En décembre 2022, l’Assemblée générale de l’ONU a demandé l’avis de la Cour Internationale de Justice sur les conséquences juridiques de l’occupation illégale « israélienne », demande soutenue par près de 100 pays, souligne le mouvement de résistance. Les pays qui soutiennent l’occupation ont rejeté cette décision, entravant les efforts visant à poursuivre les criminels de guerre israéliens par le biais de la compétence universelle des tribunaux européens.
Les événements du 7 octobre doivent être compris dans le contexte plus large des luttes contre le colonialisme et l’occupation, ajoute le texte. Des luttes similaires démontrent que l’oppression exercée par les occupants suscite des réponses correspondantes de la part des personnes sous occupation.
Les gens du monde entier prennent conscience des mensonges des gouvernements qui soutiennent le discours israélien, dans le but de justifier des positions partiales et de dissimuler les crimes israéliens. Ces nations négligent les causes profondes du conflit : l’occupation et le déni du droit des Palestiniens à vivre dignement sur leurs terres.

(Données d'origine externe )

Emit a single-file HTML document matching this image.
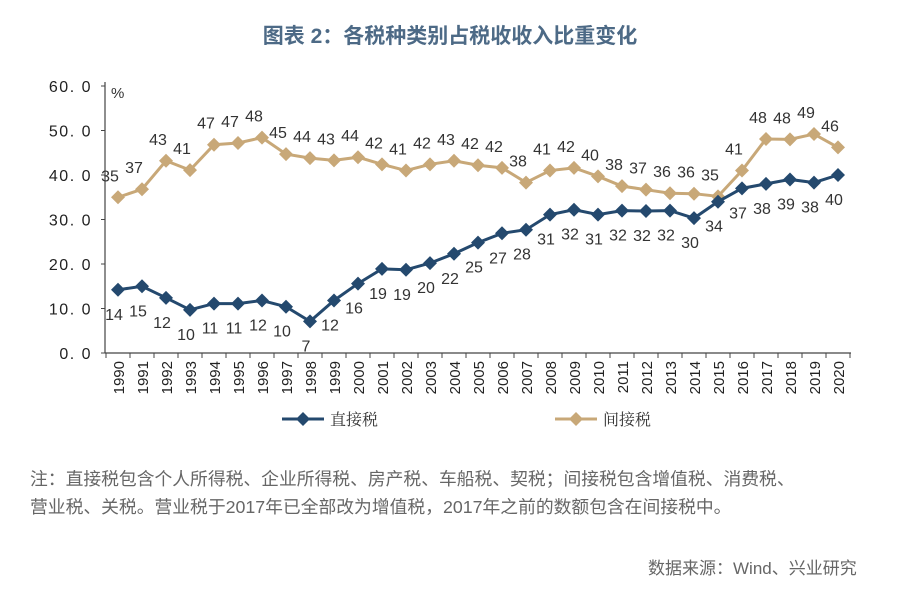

Ils montrent également leur indifférence face au blocus injuste imposé à des millions de personnes à Gaza et au sort des Palestiniens détenus dans les prisons israéliennes, où les droits fondamentaux sont bafoués
Le Hamas, en conclusion du mémorandum, a appelé à l’arrêt immédiat de l’agression israélienne à Gaza, à la mise en cause d’Israël pour les souffrances humaines causées par l’occupation, au soutien à la résistance palestinienne et à la solidarité des nations du monde entier contre le deux poids, deux mesures.
Le mouvement de résistance poursuit en exigeant la fin du fait que les grandes puissances fournissent une protection à « Israël », en rejetant toute décision prise par les puissances étrangères concernant l’avenir de Gaza et en s’opposant aux tentatives d’expulsion de la population de Gaza par Israël. Le Hamas appelle à une pression mondiale continue pour mettre fin à l’occupation, à une résistance à la normalisation avec le régime israélien et à un boycott global de l’occupation et de ses partisans.